In response, the FAA headquarters initiated a national review of safety order compliance at major airlines in 2008 that found 14 instances in a four-month period in which Northwest didn't complied with safety orders, one of the highest of all the airlines reviewed, the IG report said.

The failure to comply with FAA safety orders continued even after FAA's review, the report said. There were eight more instances in which Northwest didn't carry out safety orders in the budget year ending on Sept. 30 2009, the report said. The FAA office overseeing the airline closed five of those cases without recommending penalties or fines.

In one of those cases, Northwest had to ground 27 planes because they hadn't inspected landing gear parts as required by a safety order. The inspections were intended to prevent the main landing gear from separating from the wing and possibly rupturing a fuel tank, the report said.

Given that the problems have continued, "the status of Northwest's compliance with more than 1,000 (safety orders) is unknown," the IG report said.

The IG report is dated Dec. 7, 2009. It was released this week by the U.S. Office of Special Counsel, which handles federal whistle-blower complaints.

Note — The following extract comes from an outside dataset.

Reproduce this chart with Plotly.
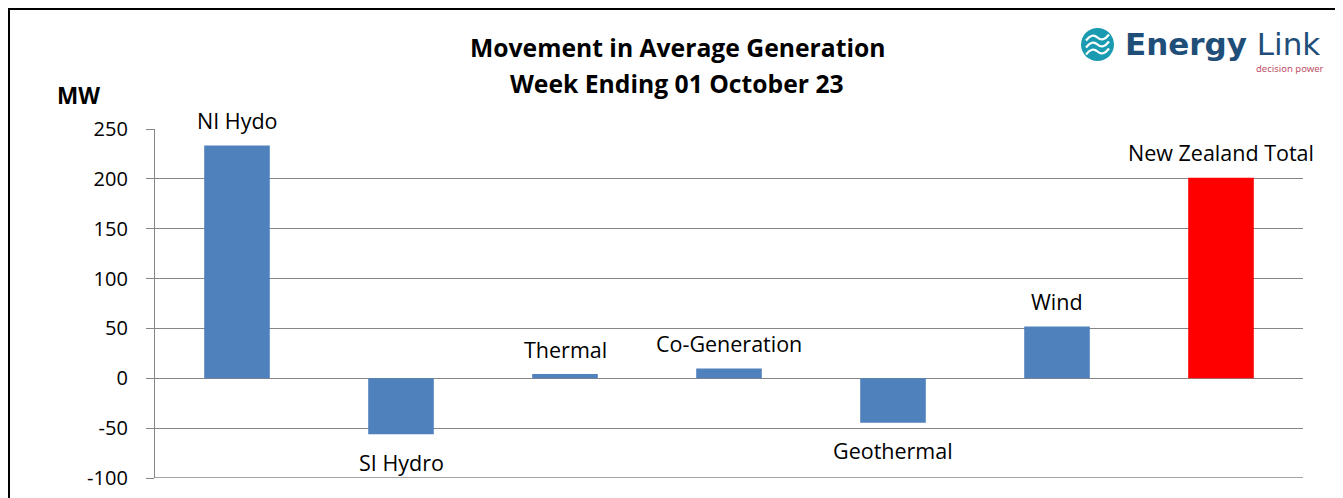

Northwest merged with Delta Air Lines last year, creating the world's largest airline. It now flies as Delta.

"We are currently reviewing the documents and, as always, we will fully cooperate with the government agencies to ensure our core values of safety, quality and compliance are not compromised," Delta spokesman Anthony Black said.

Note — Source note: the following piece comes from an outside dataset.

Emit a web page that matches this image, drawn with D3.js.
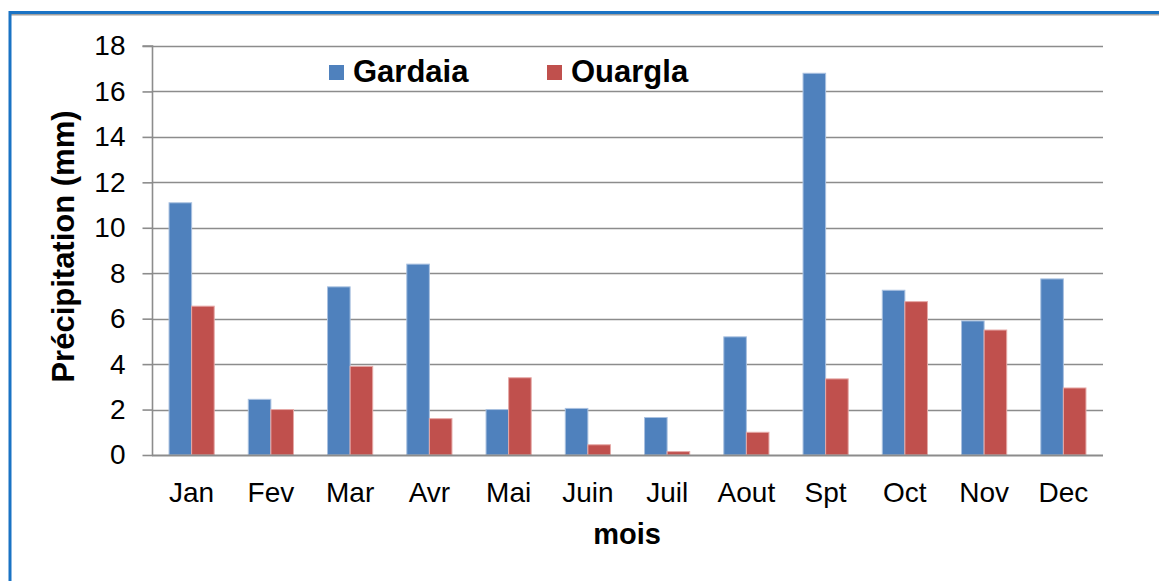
<!DOCTYPE html>
<html><head><meta charset="utf-8">
<script src="https://cdn.jsdelivr.net/npm/d3@7"></script>
<style>
html,body{margin:0;padding:0;background:#fff;}
svg text{font-family:"Liberation Sans",Arial,sans-serif;}
</style></head>
<body><svg id="c" width="1159" height="581"></svg>
<script>
const months = ["Jan","Fev","Mar","Avr","Mai","Juin","Juil","Aout","Spt","Oct","Nov","Dec"];
const seriesNames = ["Gardaia","Ouargla"];
const gardaia = [11.1,2.45,7.4,8.4,2.0,2.05,1.65,5.2,16.8,7.25,5.9,7.75];
const ouargla = [6.55,2.0,3.9,1.6,3.4,0.45,0.15,1.0,3.35,6.75,5.5,2.95];
const yTicks = [0,2,4,6,8,10,12,14,16,18];
const colors = ["#4F81BD","#C0504D"];
const strokes = ["#a9c1e0","#e6a9a7"];

const svg = d3.select("#c");
// frame
svg.append("line").attr("x1",10).attr("x2",1159).attr("y1",14.5).attr("y2",14.5).attr("stroke","#a0a0a0").attr("stroke-width",2);
svg.append("line").attr("x1",10).attr("x2",1159).attr("y1",12.5).attr("y2",12.5).attr("stroke","#1a73c4").attr("stroke-width",3);
svg.append("line").attr("x1",10).attr("x2",10).attr("y1",11).attr("y2",581).attr("stroke","#1a73c4").attr("stroke-width",3);

const L=152, R=1103, T=46, B=455;
const y = d3.scaleLinear().domain([0,18]).range([B,T]);
const x0 = d3.scaleBand().domain(months).range([L,R]).paddingInner(0.43).paddingOuter(0.215);
const x1 = d3.scaleBand().domain(seriesNames).range([0,x0.bandwidth()]);

// gridlines
svg.append("g").selectAll("line").data(yTicks.slice(1)).join("line")
  .attr("x1",L).attr("x2",R).attr("y1",d=>Math.round(y(d))+0.5).attr("y2",d=>Math.round(y(d))+0.5)
  .attr("stroke","#8c8c8c").attr("stroke-width",1.6);

// y axis
const ya = svg.append("g").attr("transform",`translate(${L+0.5},0)`)
  .call(d3.axisLeft(y).tickValues(yTicks).tickSize(10).tickPadding(17).tickFormat(d3.format("d")));
ya.select(".domain").attr("stroke","#8c8c8c").attr("stroke-width",1.6).attr("d",`M-10,${T}H0V${B}`);
ya.selectAll(".tick line").attr("stroke","#8c8c8c").attr("stroke-width",1.6);
ya.selectAll(".tick text").attr("font-size",28).attr("fill","#000").attr("font-family","Liberation Sans, Arial, sans-serif");

// bars
const data = months.map((m,i)=>({m, vals:[gardaia[i],ouargla[i]]}));
const g = svg.append("g");
data.forEach(d=>{
  d.vals.forEach((v,j)=>{
    g.append("rect")
      .attr("x",x0(d.m)+x1(seriesNames[j])).attr("width",x1.bandwidth())
      .attr("y",y(v)).attr("height",B-y(v))
      .attr("fill",colors[j]).attr("stroke",strokes[j]).attr("stroke-width",1);
  });
});

// x axis line
svg.append("line").attr("x1",L).attr("x2",R).attr("y1",B+0.5).attr("y2",B+0.5).attr("stroke","#8c8c8c").attr("stroke-width",1.8);
const xa = svg.append("g").attr("transform",`translate(0,${B})`)
  .call(d3.axisBottom(x0).tickSize(0).tickPadding(27));
xa.select(".domain").remove();
xa.selectAll(".tick text").attr("font-size",28).attr("fill","#000").attr("font-family","Liberation Sans, Arial, sans-serif").attr("dy","0.71em");

// axis titles
svg.append("text").attr("x",627).attr("y",544).attr("text-anchor","middle")
  .attr("font-size",29).attr("font-weight","bold").text("mois");
svg.append("text").attr("transform",`translate(74,${(T+B)/2-4}) rotate(-90)`).attr("text-anchor","middle")
  .attr("font-size",31).attr("font-weight","bold").text("Précipitation (mm)");

// legend
const legX = [329,547];
seriesNames.forEach((s,j)=>{
  svg.append("rect").attr("x",legX[j]).attr("y",65).attr("width",15).attr("height",15).attr("fill",colors[j]);
  svg.append("text").attr("x",legX[j]+24).attr("y",82).attr("font-size",31).attr("font-weight","bold").text(s);
});
</script></body></html>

FAA spokeswoman Laura Brown said the agency "has taken corrective action on the issues identified in the whistleblower complaint and is continuing to monitor compliance."

Linda Goodrich, vice president of Professional Aviation Safety Specialists, the union that represents FAA inspectors, said she is "appalled that an inspector has to go through this much of an extraordinary effort to raise serious safety concerns on behalf of the flying public."

Lund has "taken a lot of abuse" since he went public with his allegations, she said.

The special counsel's office, which is required to report its findings to the president, said in a letter to the White House on Thursday that most of Lund's allegations have largely been substantiated.

Lund has told the special counsel that despite the Northwest-Delta merger, FAA managers are still not backing up inspectors who try to cite the airline for safely problems.

The letter quoted Lund as saying that an inspector "has to typically fight through the FAA management chain" to do his duties and that the FAA's "culture of placing the interests of the carrier over safety continues to pose a risk to the flying public."

The IG said the FAA should conduct another major inspection at Northwest's operations, independent of Delta, and review a sample of past safety orders involving Northwest to better assess its compliance record.

Margaret Gilligan, FAA's associate administrator for aviation safety, said in a December memo, also made public Wednesday, that the agency was working to implement the recommendations.